(Work instructions): Return, exactly as written, the lines that start at the one holding "Convert this chart to Bokeh code." and end at the one holding "from bokeh.resources import INLINE", with both of those lines kept. Skip any pictures.

─── Rows ───

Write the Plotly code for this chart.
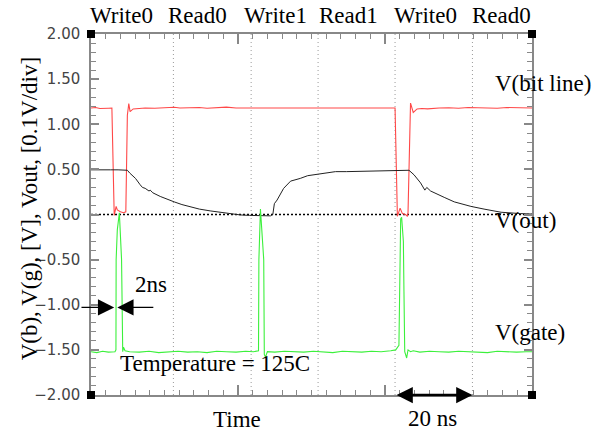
import plotly.graph_objects as go

# ---------------- data (time in ns, voltage in V) ----------------
bit_t = [0, 1.2, 2.3, 3.4, 4.5, 5.4, 5.75, 6.0, 6.5, 6.8, 7.6, 8.4, 9.0, 9.4, 9.77, 10.1, 10.9, 12.0,
         14.0, 16.5, 19.0, 21.5, 23.0, 25.5, 28.0, 30.0, 32.5, 35.0, 37.5, 40.0, 42.5, 45.0, 47.5,
         50.0, 52.5, 55.0, 57.5, 60.0, 62.5, 65.0, 67.5, 70.0, 72.5, 75.0, 77.0, 78.4, 78.6, 79.2,
         79.9, 80.5, 81.3, 81.8, 81.95, 82.6, 83.3, 84.3, 85.5, 87.0, 88.5, 90.0, 92.5, 95.0, 97.5,
         100.0, 102.5, 105.0, 107.5, 110.0, 112.5, 114.0]
bit_v = [1.18, 1.185, 1.175, 1.18, 1.178, 1.18, 0.6, -0.01, 0.09, 0.05, 0.03, 0.02, 0.03, 1.1, 1.23,
         1.14, 1.17, 1.175, 1.18, 1.178, 1.183, 1.188, 1.18, 1.182, 1.185, 1.178, 1.183, 1.19, 1.18,
         1.18, 1.185, 1.178, 1.182, 1.18, 1.185, 1.178, 1.182, 1.185, 1.178, 1.18, 1.183, 1.178,
         1.182, 1.18, 1.185, 1.18, 1.18, -0.02, 0.07, 0.01, 0.0, -0.02, 0.02, 1.235, 1.13, 1.17,
         1.175, 1.17, 1.178, 1.18, 1.182, 1.178, 1.185, 1.18, 1.182, 1.178, 1.185, 1.18, 1.183, 1.18]

out_t = [0, 3, 5, 7, 8, 9.4, 10.0, 10.9, 11.5, 12.7, 13.3, 14.0, 15.0, 15.3, 16.0, 17.9, 19.5, 21.5,
         23.5, 25.6, 28.0, 30.8, 33.0, 36.0, 38.6, 41.0, 43.8, 46.4, 47.0, 47.4, 48.1, 49.8, 51.6,
         53.6, 54.1, 56.0, 58.8, 61.0, 63.2, 66.0, 69.7, 72.0, 75.0, 78.8, 82.2, 83.5, 85.2, 86.3,
         86.8, 87.8, 89.6, 91.3, 93.9, 96.0, 98.2, 101.6, 106.0, 111.1, 114.0]
out_v = [0.495, 0.50, 0.495, 0.495, 0.49, 0.49, 0.46, 0.42, 0.40, 0.33, 0.30, 0.29, 0.26, 0.27, 0.24,
         0.20, 0.17, 0.14, 0.11, 0.085, 0.06, 0.04, 0.025, 0.01, -0.005, -0.01, -0.01, -0.015, 0.0,
         0.12, 0.16, 0.29, 0.37, 0.39, 0.40, 0.43, 0.45, 0.465, 0.475, 0.475, 0.48, 0.48, 0.485,
         0.49, 0.49, 0.44, 0.35, 0.27, 0.30, 0.26, 0.22, 0.19, 0.14, 0.115, 0.09, 0.06, 0.025, 0.01,
         0.005]

gate_t = [0, 1.5, 3.0, 4.5, 6.2, 6.45, 6.5, 6.8, 7.33, 7.6, 7.9, 8.2, 8.4, 8.8, 10.0, 12.5, 15.0,
          17.5, 20.0, 22.5, 25.0, 27.5, 30.0, 32.5, 35.0, 37.5, 40.0, 42.0, 43.3, 43.4, 43.8, 44.65,
          44.8, 45.1, 45.6, 47.5, 50.0, 52.5, 55.0, 57.5, 60.0, 62.5, 65.0, 67.5, 70.0, 72.5, 75.0,
          77.5, 78.76, 79.6, 79.87, 80.05, 80.3, 80.75, 80.9, 81.1, 81.6, 81.95, 82.6, 83.3, 85.0,
          87.5, 90.0, 92.5, 95.0, 97.5, 100.0, 102.5, 105.0, 107.5, 110.0, 112.5, 114.0]
gate_v = [-1.52, -1.53, -1.515, -1.525, -1.52, -1.50, -0.5, -0.17, 0.02, -0.2, -0.5, -1.52, -1.47,
          -1.51, -1.52, -1.525, -1.515, -1.53, -1.52, -1.515, -1.525, -1.52, -1.53, -1.515, -1.52,
          -1.525, -1.515, -1.52, -1.51, -0.5, 0.06, -0.5, -1.55, -1.58, -1.52, -1.525, -1.515,
          -1.52, -1.525, -1.515, -1.52, -1.53, -1.515, -1.52, -1.525, -1.515, -1.52, -1.51, -1.50,
          -1.45, -0.1, -0.05, -0.03, -0.3, -0.85, -1.52, -1.59, -1.50, -1.52, -1.51, -1.525, -1.515,
          -1.52, -1.525, -1.515, -1.52, -1.525, -1.53, -1.515, -1.52, -1.525, -1.52, -1.52]

phase_times = [21.3, 41.4, 58.7, 78.6, 98.6]
phase_labels = ["Write0", "Read0", "Write1", "Read1", "Write0", "Read0"]
phase_label_t = [7.8, 27.5, 47.7, 66.6, 86.5, 106.0]

y_ticks = [2.0, 1.5, 1.0, 0.5, 0.0, -0.5, -1.0, -1.5, -2.0]
x_major = [0, 38, 76, 114]

SERIF = "Liberation Serif, Times New Roman, serif"
RED = "#ff4848"
GREEN = "#3cf03c"
FS = 23

fig = go.Figure()
fig.add_trace(go.Scatter(x=bit_t, y=bit_v, mode="lines", line=dict(color=RED, width=1.1), name="V(bit line)"))
fig.add_trace(go.Scatter(x=out_t, y=out_v, mode="lines", line=dict(color="#222222", width=1), name="V(out)"))
fig.add_trace(go.Scatter(x=gate_t, y=gate_v, mode="lines", line=dict(color=GREEN, width=1.1), name="V(gate)"))

shapes = []
for t in phase_times:
    shapes.append(dict(type="line", xref="x", yref="paper", x0=t, x1=t, y0=0, y1=1,
                       line=dict(color="#9a9a9a", width=1, dash="1px,3px"), layer="below"))
shapes.append(dict(type="line", xref="paper", yref="y", x0=0, x1=1, y0=0, y1=0,
                   line=dict(color="#000000", width=1.5, dash="2px,2px"), layer="below"))
for cx in (0, 1):
    for cy in (0, 1):
        shapes.append(dict(type="rect", xref="paper", yref="paper", xsizemode="pixel", ysizemode="pixel",
                           xanchor=cx, yanchor=cy, x0=-4, x1=4, y0=-4, y1=4,
                           fillcolor="black", line=dict(width=0)))

ann = []
for lab, t in zip(phase_labels, phase_label_t):
    ann.append(dict(x=t, y=1.052, xref="x", yref="paper", text=lab, showarrow=False,
                    font=dict(family=SERIF, size=FS, color="black"), xanchor="center", yanchor="middle"))
right_labels = [("V(bit line)", 1.45), ("V(out)", -0.07), ("V(gate)", -1.31)]
for txt, v in right_labels:
    ann.append(dict(x=103.9, y=v, xref="x", yref="y", text=txt, showarrow=False,
                    font=dict(family=SERIF, size=FS, color="black"), xanchor="left", yanchor="middle"))
ann.append(dict(x=15.5, y=-0.78, xref="x", yref="y", text="2ns", showarrow=False,
                font=dict(family=SERIF, size=FS, color="black")))
ann.append(dict(x=7.0, y=-1.65, xref="x", yref="y", text="Temperature = 125C", showarrow=False,
                font=dict(family=SERIF, size=FS, color="black"), xanchor="left"))
ann.append(dict(x=37.8, y=-0.069, xref="x", yref="paper", text="Time", showarrow=False,
                font=dict(family=SERIF, size=FS, color="black"), yanchor="middle"))
ann.append(dict(x=88.3, y=-0.066, xref="x", yref="paper", text="20 ns", showarrow=False,
                font=dict(family=SERIF, size=FS, color="black"), yanchor="middle"))
ann.append(dict(x=-0.14, y=0.515, xref="paper", yref="paper", text="V(b), V(g), [V], Vout, [0.1V/div]",
                showarrow=False, textangle=-90, xanchor="center", yanchor="middle",
                font=dict(family=SERIF, size=FS, color="black")))
# 2ns arrows
ann.append(dict(x=6.0, y=-1.03, ax=-2.85, ay=-1.03, xref="x", yref="y", axref="x", ayref="y", text="",
                showarrow=True, arrowhead=2, arrowsize=2.5, arrowwidth=1.3, arrowcolor="black"))
ann.append(dict(x=6.8, y=-1.03, ax=16.5, ay=-1.03, xref="x", yref="y", axref="x", ayref="y", text="",
                showarrow=True, arrowhead=2, arrowsize=2.5, arrowwidth=1.3, arrowcolor="black"))
# 20 ns double arrow
ann.append(dict(x=98.6, y=-2.0, ax=78.6, ay=-2.0, xref="x", yref="y", axref="x", ayref="y", text="",
                showarrow=True, arrowhead=2, startarrowhead=2, arrowside="end+start",
                arrowsize=1.3, startarrowsize=1.3, arrowwidth=2.5, arrowcolor="black"))

fig.update_layout(
    width=601, height=431,
    margin=dict(l=91, r=69, t=34, b=36),
    paper_bgcolor="white", plot_bgcolor="white",
    showlegend=False,
    shapes=shapes, annotations=ann,
    xaxis=dict(range=[0, 114], showgrid=False, zeroline=False, showline=True, linecolor="#888888",
               linewidth=1.5, mirror="ticks", ticks="inside", ticklen=10, tickcolor="#888888",
               tickwidth=1.5, tickvals=x_major, showticklabels=False,
               minor=dict(dtick=3.8, tick0=0, ticks="inside", ticklen=5, tickcolor="#888888",
                          tickwidth=1.2, showgrid=False)),
    yaxis=dict(range=[-2, 2], showgrid=False, zeroline=False, showline=True, linecolor="#888888",
               linewidth=1.5, mirror="ticks", ticks="inside", ticklen=8, tickcolor="#888888",
               tickwidth=1.5, tickvals=y_ticks, tickformat=".2f", ticklabelstandoff=6,
               tickfont=dict(family="DejaVu Sans", size=15, color="#444444"),
               minor=dict(dtick=0.1, tick0=0, ticks="inside", ticklen=5, tickcolor="#888888",
                          tickwidth=1.2, showgrid=False)),
)

# remove the default 8px page margin so the 601x431 figure fills the window exactly
fig.write_html("out.html", config={"displayModeBar": False},
               post_script="document.body.style.margin='0';document.body.style.overflow='hidden';")
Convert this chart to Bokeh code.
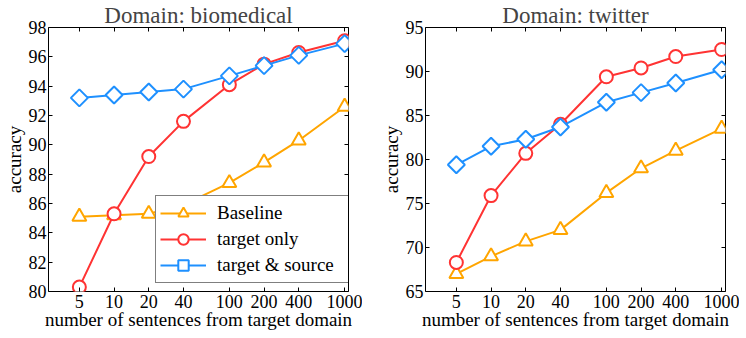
import numpy as np
from bokeh.plotting import figure
from bokeh.layouts import row
from bokeh.models import (FixedTicker, BasicTickFormatter, LinearAxis, LogAxis,
                          Legend, LegendItem, Range1d, CustomLabelingPolicy)
from bokeh.embed import file_html
from bokeh.resources import INLINE

# ---- data ----
sentences = [5, 10, 20, 40, 100, 200, 400, 1000]
series_names = ["Baseline", "target only", "target & source"]

bio_baseline = [85.1, 85.2, 85.3, 85.9, 87.4, 88.8, 90.3, 92.6]
bio_target_only = [80.3, 85.3, 89.2, 91.6, 94.1, 95.5, 96.3, 97.1]
bio_target_source = [93.2, 93.4, 93.6, 93.8, 94.7, 95.4, 96.1, 96.9]

tw_baseline = [67.0, 69.0, 70.7, 72.0, 76.2, 79.0, 81.0, 83.5]
tw_target_only = [68.3, 75.9, 80.7, 84.0, 89.4, 90.4, 91.7, 92.5]
tw_target_source = [79.4, 81.5, 82.3, 83.7, 86.5, 87.6, 88.7, 90.2]

bio_yticks = [80, 82, 84, 86, 88, 90, 92, 94, 96, 98]
tw_yticks = [65, 70, 75, 80, 85, 90, 95]

X_START, X_END = 2.7, 1080
FONT = "Liberation Serif"
COLORS = ["#ffa500", "#ff3333", "#1e90ff"]
MARKERS = [("triangle", 14, 0.0), ("circle", 13, 0.0), ("square", 12, np.pi / 4)]

NO_LABELS = CustomLabelingPolicy(code="""
const out = indices.clone();
for (const i of [...indices.ones()]) {
  if (out.unset) { out.unset(i) } else { out.set(i, false) }
}
return out
""")


def style_axis(ax, labels=True):
    ax.axis_line_color = None
    ax.major_tick_in = 4
    ax.major_tick_out = 0
    ax.minor_tick_in = 0
    ax.minor_tick_out = 0
    ax.major_tick_line_color = "black"
    ax.major_tick_line_width = 1
    if labels:
        ax.major_label_text_font = FONT
        ax.major_label_text_font_size = "18px"
        ax.major_label_text_color = "black"
        ax.major_label_standoff = 2
        ax.axis_label_text_font = FONT
        ax.axis_label_text_font_size = "19px"
        ax.axis_label_text_font_style = "normal"
        ax.axis_label_text_color = "black"
        ax.axis_label_standoff = 1
    else:
        ax.major_label_policy = NO_LABELS
        ax.major_label_text_font_size = "0px"
        ax.major_label_standoff = 0
        ax.axis_label_standoff = 0


def make_fig(title, ys, yticks, right=0, legend=False):
    p = figure(frame_width=300, frame_height=264, x_axis_type="log",
               x_range=Range1d(X_START, X_END),
               y_range=Range1d(yticks[0], yticks[-1]),
               output_backend="svg", toolbar_location=None,
               min_border_left=0, min_border_right=right,
               min_border_top=0, min_border_bottom=0)
    p.title.text = title
    p.title.text_font = FONT
    p.title.text_font_size = "23px"
    p.title.text_font_style = "normal"
    p.title.align = "center"
    p.title.standoff = 0
    p.title.offset = 0
    p.grid.visible = False
    p.outline_line_color = "black"
    p.outline_line_width = 1
    p.background_fill_color = "white"
    p.border_fill_color = "white"

    p.xaxis.ticker = FixedTicker(ticks=sentences)
    p.xaxis.formatter = BasicTickFormatter()
    p.xaxis.axis_label = "number of sentences from target domain"
    p.yaxis.ticker = FixedTicker(ticks=yticks)
    p.yaxis.axis_label = "accuracy"
    style_axis(p.xaxis[0])
    style_axis(p.yaxis[0])
    p.xaxis[0].major_label_standoff = 3
    p.xaxis[0].axis_label_standoff = -2
    top = LogAxis(ticker=FixedTicker(ticks=sentences))
    style_axis(top, labels=False)
    p.add_layout(top, "above")
    rgt = LinearAxis(ticker=FixedTicker(ticks=yticks))
    style_axis(rgt, labels=False)
    p.add_layout(rgt, "right")

    items = []
    for name, y, c, (mk, sz, ang) in zip(series_names, ys, COLORS, MARKERS):
        ln = p.line(sentences, y, line_color=c, line_width=2)
        sc = p.scatter(sentences, y, marker=mk, size=sz, angle=ang,
                       line_color=c, line_width=2, fill_color="white")
        items.append(LegendItem(label=name, renderers=[ln, sc]))

    if legend:
        lg = Legend(items=items, location=(107, 8))
        lg.label_text_font = FONT
        lg.label_text_font_size = "19px"
        lg.label_text_color = "black"
        lg.glyph_width = 46
        lg.glyph_height = 26
        lg.label_height = 26
        lg.spacing = 0
        lg.padding = 4
        lg.margin = 0
        lg.label_standoff = 11
        lg.label_width = 129
        lg.border_line_color = "black"
        lg.border_line_width = 1.5
        lg.background_fill_color = "white"
        lg.background_fill_alpha = 1.0
        p.add_layout(lg, "center")
    return p


p1 = make_fig("Domain: biomedical",
              [bio_baseline, bio_target_only, bio_target_source],
              bio_yticks, right=14, legend=True)
p2 = make_fig("Domain: twitter",
              [tw_baseline, tw_target_only, tw_target_source],
              tw_yticks, right=14)

layout = row(p1, p2, spacing=15)
open("out.html", "w").write(file_html(layout, INLINE))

───

(Complete output):
Convert this chart to Bokeh code.
import numpy as np
from bokeh.plotting import figure
from bokeh.layouts import row
from bokeh.models import (FixedTicker, BasicTickFormatter, LinearAxis, LogAxis,
                          Legend, LegendItem, Range1d, CustomLabelingPolicy)
from bokeh.embed import file_html
from bokeh.resources import INLINE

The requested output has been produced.